Using the data generated by IoT and connected devices is opening the doors for use cases like predictive maintenance and proactive alert and monitoring across the industries.
How to harness Dark Data?
As you have seen in the previous sections, there is a huge Digital Universe which is yet largely untapped and not being used for driving analytics and insights. Dark Analytics refers to the ability of using Dark Data for deriving intelligence and insights which the organizations can then use.
Embracing this data will require a “Data first” mindset across the hierarchy. What this means is that the companies have to change the ways they go about their data. The entire data journey has to be thought through, from capturing, processing, storage and consumption. Lot of the companies capture the data purely from a regulatory and compliance aspects, not necessarily for making it available to users. Hence, the data ends up being siloed and in disparate systems of their choice. This “data hoarding” results in huge volumes of data, not necessarily all useful and error prone at the same time. A “Data First” Strategy will allow for Data Democratization while ensuring Data Quality, Data Governance, and Data Security in accordance with the F.A.I.R (findable, accessible, interoperable and reusable) data principles.
On the technology front, thanks to the availability of Public Cloud Platforms (Amazon, Google, Microsoft) to name a few, with the ready to use service offerings both as PaaS (Platform as a Service) and SaaS (Software as a Service) , the journey to Dark Analytics is now much more smooth. With the technology continuously evolving, text mining, video analytics and speech to text are slowly becoming out of the box implementations. Google’s Video Analytics API, for instance, can now go through every scene in a video and identify specific elements in the scenes. A search engine can then be implemented to look through the video to identify specific features and when they show up in the video.
The high-performance compute and elasticity offered by Cloud, Cognitive Analytics and Pattern Recognition using Machine Learning is making it possible to use this data for analytics. Having said that, organizations will also have to ensure that the analytics insights presented can be trusted, is compliant and doesn’t invite cyber security threats.
Clearly, Dark Data is not structural or relational data. It is not unstructured data as well, as long as you are able to capture, classify and use it for insights. It might seem that this is synonymous to Big Data, but remember in Big Data analytics, we are talking about data (structured /unstructured) which we are collecting and using for analytics.

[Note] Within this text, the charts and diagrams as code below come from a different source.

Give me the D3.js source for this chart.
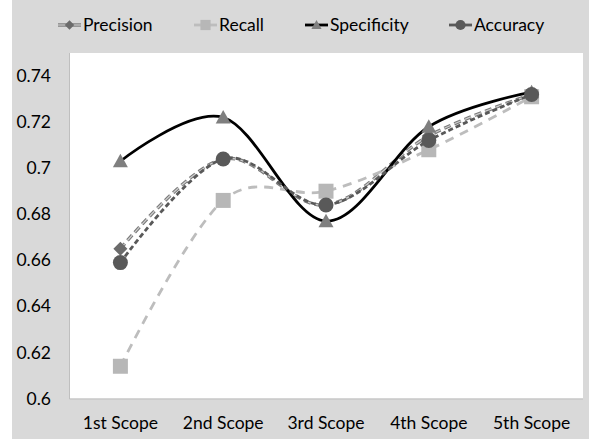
<!DOCTYPE html>
<html>
<head>
<meta charset="utf-8">
<script src="https://cdn.jsdelivr.net/npm/d3@7"></script>
<style>
  html, body { margin: 0; padding: 0; background: #ffffff; }
  svg { display: block; }
  text { font-family: Lato, "Noto Sans", sans-serif; fill: #000; }
</style>
</head>
<body>
<svg id="chart" width="589" height="439"></svg>
<script>
// Scope categories along the x axis
const categories = ["1st Scope", "2nd Scope", "3rd Scope", "4th Scope", "5th Scope"];

// Metric values per scope
const precision   = [0.665, 0.704, 0.684, 0.714, 0.732];
const recall      = [0.614, 0.686, 0.690, 0.708, 0.731];
const specificity = [0.703, 0.722, 0.677, 0.718, 0.733];
const accuracy    = [0.659, 0.704, 0.684, 0.712, 0.732];

// Y axis tick values
const yTicks = [0.6, 0.62, 0.64, 0.66, 0.68, 0.7, 0.72, 0.74];

const seriesNames = ["Precision", "Recall", "Specificity", "Accuracy"];

const svg = d3.select("#chart");
const W = 589, H = 439;
const plot = { left: 69, right: 583, top: 53, bottom: 398.5 };

// Outer chart area
svg.append("rect").attr("x", 12).attr("y", 0).attr("width", W - 12).attr("height", H).attr("fill", "#d9d9d9");
// Plot area
svg.append("rect").attr("x", plot.left).attr("y", plot.top)
  .attr("width", plot.right - plot.left).attr("height", plot.bottom - plot.top).attr("fill", "#ffffff");
svg.append("path")
  .attr("d", `M${plot.left + 0.5},${plot.top}V${plot.bottom + 0.5}H${plot.right}`)
  .attr("fill", "none").attr("stroke", "#bfbfbf").attr("stroke-width", 1);

const x = d3.scaleBand().domain(categories).range([plot.left, plot.right]);
const y = d3.scaleLinear().domain([0.6, 0.75]).range([plot.bottom, plot.top]);
const cx = c => x(c) + x.bandwidth() / 2;

// Y axis labels
const yAxis = svg.append("g").attr("transform", `translate(${plot.left},0)`)
  .call(d3.axisLeft(y).tickValues(yTicks).tickSize(0).tickPadding(18)
    .tickFormat(v => String(+v.toFixed(2))));
yAxis.select(".domain").remove();
yAxis.selectAll("text").style("font-family", "Lato, 'Noto Sans', sans-serif")
  .style("font-size", "17.5px").attr("fill", "#000");

// X axis labels
const xAxis = svg.append("g").attr("transform", `translate(0,${plot.bottom})`)
  .call(d3.axisBottom(x).tickSize(0).tickPadding(0));
xAxis.select(".domain").remove();
xAxis.selectAll("text").style("font-family", "Lato, 'Noto Sans', sans-serif")
  .style("font-size", "17.5px").attr("fill", "#000").attr("dy", 0).attr("y", 30.5);

// Series styles
const styles = {
  Precision:   { values: precision,   line: [{ stroke: "#7a7a7a", width: 3.4, dash: "7,4" }, { stroke: "#cfcfcf", width: 1.2, dash: "7,4" }], marker: "diamond",  fill: "#6b6b6b", size: 7 },
  Recall:      { values: recall,      line: [{ stroke: "#bdbdbd", width: 2.8, dash: "9,7" }], marker: "square",   fill: "#b7b7b7", size: 7.5 },
  Specificity: { values: specificity, line: [{ stroke: "#000000", width: 2.8, dash: null }],  marker: "triangle", fill: "#7f7f7f", size: 7.5 },
  Accuracy:    { values: accuracy,    line: [{ stroke: "#595959", width: 2.8, dash: "5,3" }], marker: "circle",   fill: "#595959", size: 7.5 }
};

function markerPath(type, s) {
  switch (type) {
    case "diamond":  return `M0,${-s}L${s},0L0,${s}L${-s},0Z`;
    case "square":   return `M${-s},${-s}H${s}V${s}H${-s}Z`;
    case "triangle": return `M0,${-s}L${s},${s * 0.8}L${-s},${s * 0.8}Z`;
    case "circle":   return `M${s},0A${s},${s} 0 1,1 ${-s},0A${s},${s} 0 1,1 ${s},0Z`;
  }
}

const line = d3.line()
  .x((d, i) => cx(categories[i]))
  .y(d => y(d))
  .curve(d3.curveCardinal.tension(0));

seriesNames.forEach(name => {
  const st = styles[name];
  const g = svg.append("g");
  st.line.forEach(l => {
    g.append("path").datum(st.values).attr("d", line)
      .attr("fill", "none").attr("stroke", l.stroke).attr("stroke-width", l.width)
      .attr("stroke-dasharray", l.dash).attr("stroke-linejoin", "round");
  });
  g.selectAll("path.mk").data(st.values).join("path").attr("class", "mk")
    .attr("transform", (d, i) => `translate(${cx(categories[i])},${y(d)})`)
    .attr("d", markerPath(st.marker, st.size)).attr("fill", st.fill);
});

// Legend
const legendPos = { Precision: 58, Recall: 194, Specificity: 305, Accuracy: 449 };
const legendY = 25;
seriesNames.forEach(name => {
  const st = styles[name];
  const x0 = legendPos[name];
  const g = svg.append("g");
  st.line.forEach(l => {
    g.append("line").attr("x1", x0).attr("x2", x0 + 23).attr("y1", legendY).attr("y2", legendY)
      .attr("stroke", l.stroke).attr("stroke-width", l.width).attr("stroke-dasharray", null);
  });
  g.append("path").attr("transform", `translate(${x0 + 11.5},${legendY})`)
    .attr("d", markerPath(st.marker, st.size * 0.68)).attr("fill", st.fill);
  g.append("text").attr("x", x0 + 25).attr("y", legendY + 6)
    .style("font-size", "17.5px").text(name);
});
</script>
</body>
</html>
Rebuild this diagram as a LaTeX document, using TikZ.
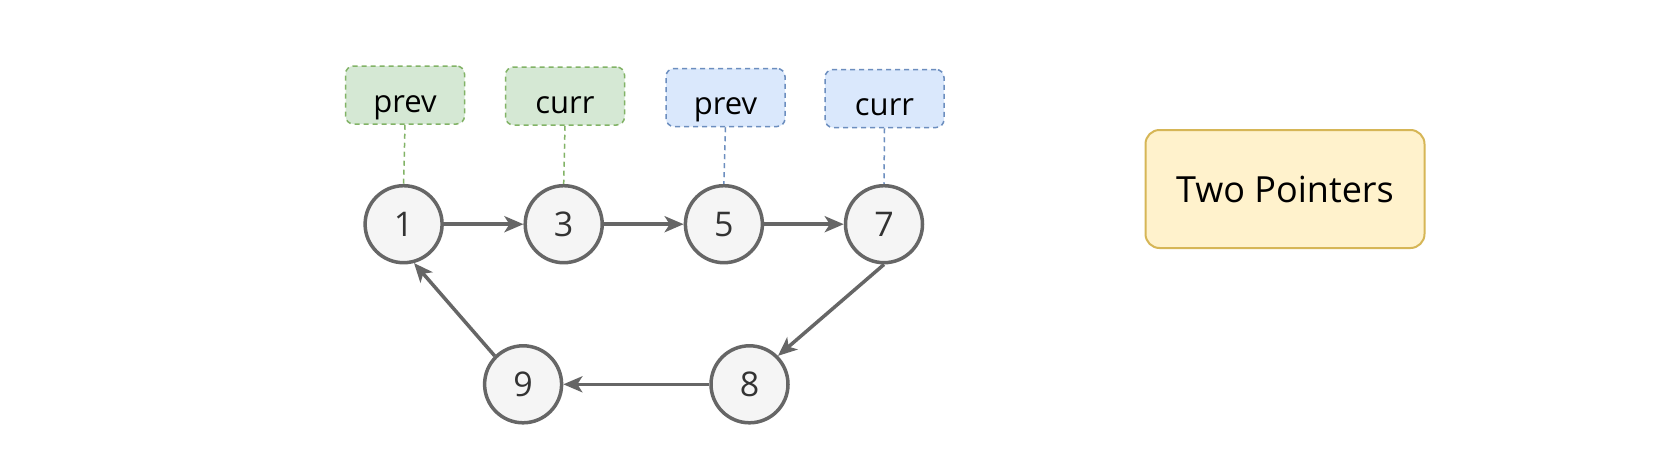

If you are an organization looking to use the vast potential of Dark Data, you need to start with the following steps:
Source Data Assessment: Analyze the points where data is being generated, not limited just to the ERP and the Point of Sales systems.
Data Platform Assessment: Understand the limitations and capabilities of the existing data platform, and whether it can help with data capture and extraction.
Consider Cloud: Cloud provides unlimited elasticity and flexibility as well as host of ready to use services which can be used as a starting point for extracting this data.
Identify Business Use Case: In order to see the gains and infuse stakeholder confidence, identify a use case for quick turnaround and value expected.
In today’s world, almost all business are data businesses. Organizations need to be able to capitalize and act on this data to stay competitive else risk getting obsolete. Companies like Google, Amazon, Facebook have been doing this for years now and hence are the leaders in this space. But it’s never too late to start. Data Modernization holds the key. At the same time, compliance, security, threats are areas which needs to be accounted for. If done right, this will open doors to a whole new world of opportunities.